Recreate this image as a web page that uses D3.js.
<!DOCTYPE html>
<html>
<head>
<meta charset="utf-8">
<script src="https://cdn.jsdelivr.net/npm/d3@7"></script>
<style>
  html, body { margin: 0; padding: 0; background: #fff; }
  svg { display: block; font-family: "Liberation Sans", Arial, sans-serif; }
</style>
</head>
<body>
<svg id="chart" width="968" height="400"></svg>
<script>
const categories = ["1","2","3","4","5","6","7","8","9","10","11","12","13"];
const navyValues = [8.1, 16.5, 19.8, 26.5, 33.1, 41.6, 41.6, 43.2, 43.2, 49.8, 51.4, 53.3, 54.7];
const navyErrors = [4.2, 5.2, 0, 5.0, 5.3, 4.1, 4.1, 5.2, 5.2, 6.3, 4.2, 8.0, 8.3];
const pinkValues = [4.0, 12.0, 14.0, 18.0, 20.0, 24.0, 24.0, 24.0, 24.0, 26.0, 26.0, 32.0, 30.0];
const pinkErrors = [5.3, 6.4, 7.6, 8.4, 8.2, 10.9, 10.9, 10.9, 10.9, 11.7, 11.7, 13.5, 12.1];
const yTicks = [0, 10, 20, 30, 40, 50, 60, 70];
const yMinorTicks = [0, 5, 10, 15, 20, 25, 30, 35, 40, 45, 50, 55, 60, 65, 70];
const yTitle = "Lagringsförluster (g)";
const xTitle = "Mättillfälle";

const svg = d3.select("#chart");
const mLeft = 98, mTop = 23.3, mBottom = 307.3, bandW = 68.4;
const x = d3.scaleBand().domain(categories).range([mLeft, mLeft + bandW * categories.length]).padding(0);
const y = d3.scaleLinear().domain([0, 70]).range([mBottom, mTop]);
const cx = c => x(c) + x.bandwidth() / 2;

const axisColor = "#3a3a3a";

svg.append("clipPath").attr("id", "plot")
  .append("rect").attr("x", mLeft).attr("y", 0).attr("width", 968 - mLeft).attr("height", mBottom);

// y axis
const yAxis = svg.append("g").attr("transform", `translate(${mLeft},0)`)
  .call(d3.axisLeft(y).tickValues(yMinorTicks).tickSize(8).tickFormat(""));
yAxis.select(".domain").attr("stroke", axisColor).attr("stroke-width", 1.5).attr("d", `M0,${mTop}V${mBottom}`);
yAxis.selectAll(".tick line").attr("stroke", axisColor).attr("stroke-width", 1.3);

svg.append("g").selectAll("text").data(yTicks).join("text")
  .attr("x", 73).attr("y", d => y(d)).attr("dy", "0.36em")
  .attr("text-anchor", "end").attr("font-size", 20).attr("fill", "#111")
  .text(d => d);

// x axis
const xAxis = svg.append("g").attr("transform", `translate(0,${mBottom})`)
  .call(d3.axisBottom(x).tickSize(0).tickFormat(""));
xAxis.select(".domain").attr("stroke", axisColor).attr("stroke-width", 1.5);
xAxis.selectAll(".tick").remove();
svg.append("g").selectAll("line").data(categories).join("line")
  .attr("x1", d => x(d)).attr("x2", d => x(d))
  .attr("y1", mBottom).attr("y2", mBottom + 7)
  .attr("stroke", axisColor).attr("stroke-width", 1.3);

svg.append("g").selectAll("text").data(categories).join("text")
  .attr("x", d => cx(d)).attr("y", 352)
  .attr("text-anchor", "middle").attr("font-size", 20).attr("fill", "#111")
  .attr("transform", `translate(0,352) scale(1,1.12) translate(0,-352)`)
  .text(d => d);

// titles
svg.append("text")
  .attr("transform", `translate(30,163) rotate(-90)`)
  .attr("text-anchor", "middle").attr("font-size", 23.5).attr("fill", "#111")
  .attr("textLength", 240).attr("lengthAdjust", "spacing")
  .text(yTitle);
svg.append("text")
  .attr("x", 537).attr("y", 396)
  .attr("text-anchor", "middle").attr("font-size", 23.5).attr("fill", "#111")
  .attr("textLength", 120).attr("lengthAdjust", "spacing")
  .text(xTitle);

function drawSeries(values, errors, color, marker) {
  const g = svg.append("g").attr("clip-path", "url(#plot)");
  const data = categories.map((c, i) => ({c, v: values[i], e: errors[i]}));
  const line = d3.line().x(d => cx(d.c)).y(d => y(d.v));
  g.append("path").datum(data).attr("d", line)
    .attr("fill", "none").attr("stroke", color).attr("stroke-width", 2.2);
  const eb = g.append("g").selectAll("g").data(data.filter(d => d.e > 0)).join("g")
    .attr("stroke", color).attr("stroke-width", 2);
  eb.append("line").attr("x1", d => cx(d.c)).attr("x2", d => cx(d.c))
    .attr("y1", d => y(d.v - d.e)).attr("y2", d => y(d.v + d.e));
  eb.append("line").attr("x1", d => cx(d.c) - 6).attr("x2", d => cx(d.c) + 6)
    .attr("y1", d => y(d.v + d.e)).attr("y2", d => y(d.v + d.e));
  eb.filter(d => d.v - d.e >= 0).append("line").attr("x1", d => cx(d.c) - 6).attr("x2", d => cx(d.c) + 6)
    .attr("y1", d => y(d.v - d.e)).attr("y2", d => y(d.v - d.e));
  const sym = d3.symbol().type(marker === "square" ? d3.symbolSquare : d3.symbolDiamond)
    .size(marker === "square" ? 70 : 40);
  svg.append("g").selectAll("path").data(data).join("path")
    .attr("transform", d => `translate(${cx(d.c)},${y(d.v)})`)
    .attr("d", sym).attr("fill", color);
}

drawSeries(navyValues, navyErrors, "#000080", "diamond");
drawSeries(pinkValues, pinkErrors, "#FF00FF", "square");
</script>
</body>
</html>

* * *

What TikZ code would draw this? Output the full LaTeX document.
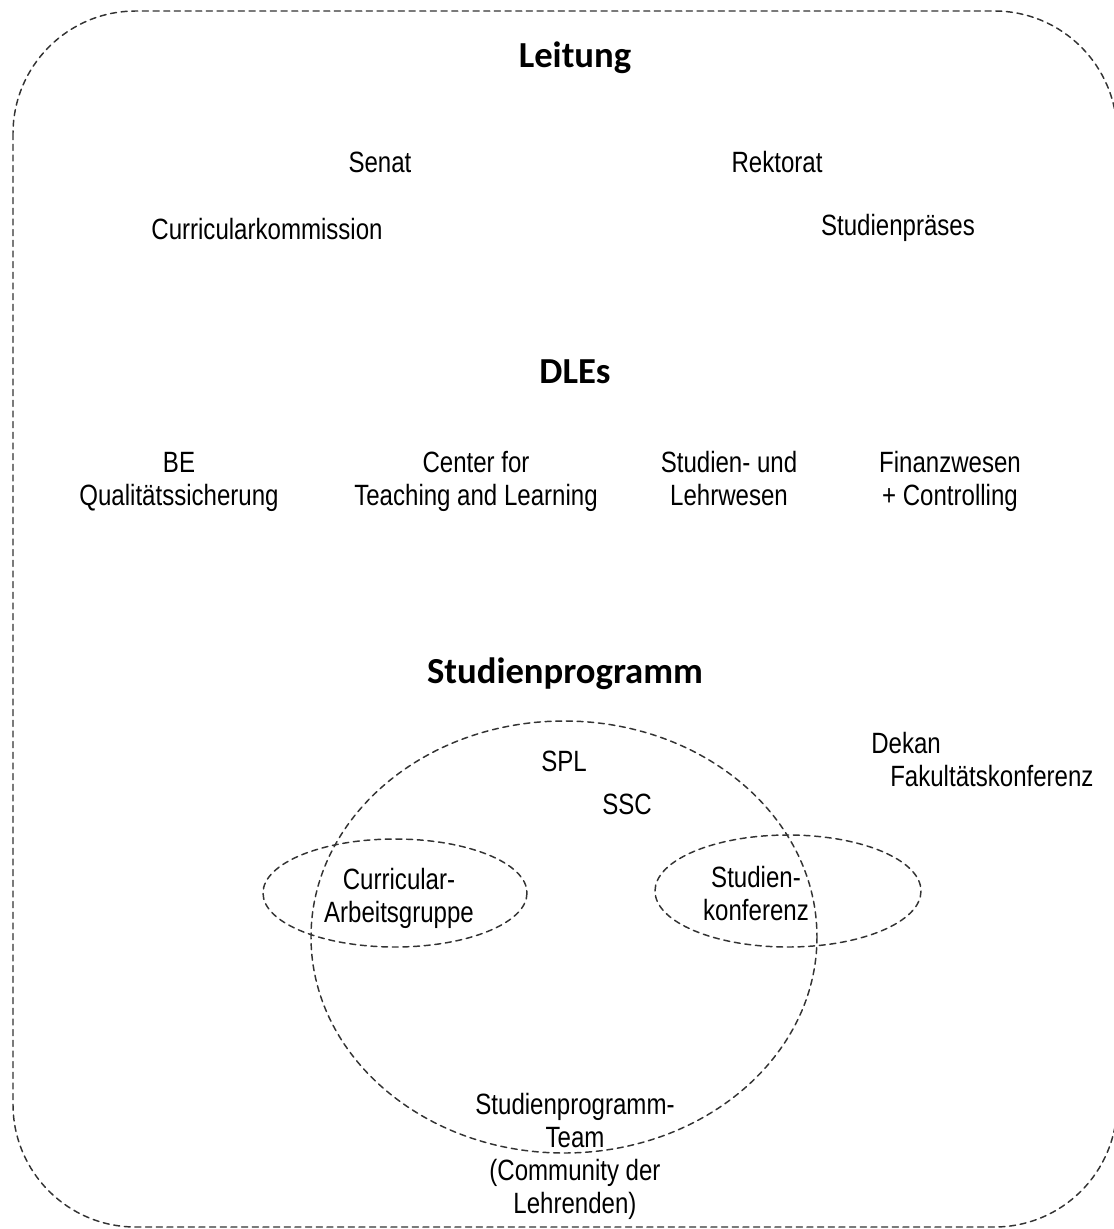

> Exercise instructions: Copy each line of the listing that includes "this".

> Reply to the exercise:
Recreate this image as a web page that uses D3.js.
What TikZ code would draw this? Output the full LaTeX document.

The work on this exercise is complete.